DRILLING IS NOT SAFE
    Following the Deepwater Horizon disaster, the newly created Bureau 
of Offshore Energy Management, Regulation and Enforcement ("BOEMRE") 
issued three sets of new safety regulations in an effort to increase 
offshore drilling safety and to prevent a similar disaster from 
happening again. Following the initial release of the new safety 
regulations, Oceana conducted an exhaustive review which looked at 
every new requirement to assess the degree to which they would improve 
safety. We found that these new rules simply did not take necessary 
steps to minimize risks, and further, would not prevent us from having 
another catastrophic spill.
    The new rules suffer from their own shortcomings, and any positive 
benefit new safety regulations might offer are undermined by systemic 
problems that have yet to be corrected.
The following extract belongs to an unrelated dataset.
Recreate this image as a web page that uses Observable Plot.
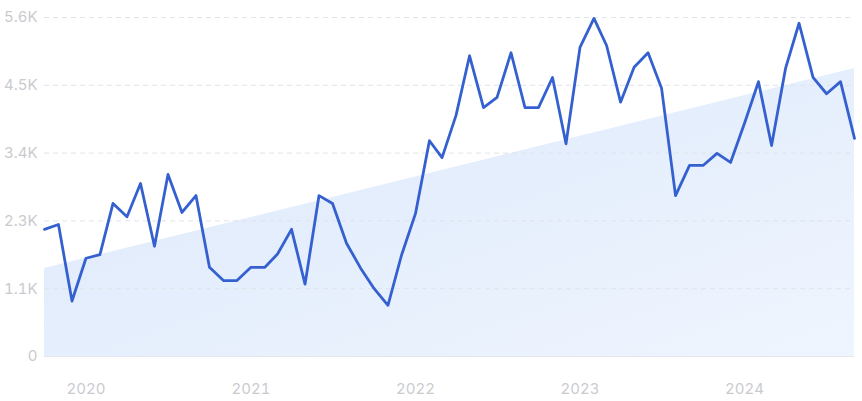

These include an inadequate 
inspection capacity and an insufficient penalty structure which leads 
to continued economic incentives to cut corners and ignore 
requirements.
SAFETY MEASURES PUT IN PLACE SINCE DEEPWATER HORIZON FAIL TO MAKE 
        DRILLING SAFE
The Final Drilling Safety Rule
    The provisions of the Final Drilling Safety Rule can be divided 
into three categories: training and maintenance, equipment testing, and 
well design and equipment. While many of these regulations represent 
positive reforms that are an improvement over the regulations in place 
during Deepwater Horizon, the Final Drilling Safety Rule's effort to 
increase safety is undermined by systemic problems in offshore 
regulation and by serious shortcomings in the rule itself.
Training Maintenance
    Improved maintenance and training are both positive reforms that 
can reduce chances of equipment failure and operator error and thus 
increase safety. Yet of all the provisions in the Final Drilling Safety 
Rule, training and maintenance regulations are the most dependent on 
the robustness of BSEE's oversight and inspection capabilities. 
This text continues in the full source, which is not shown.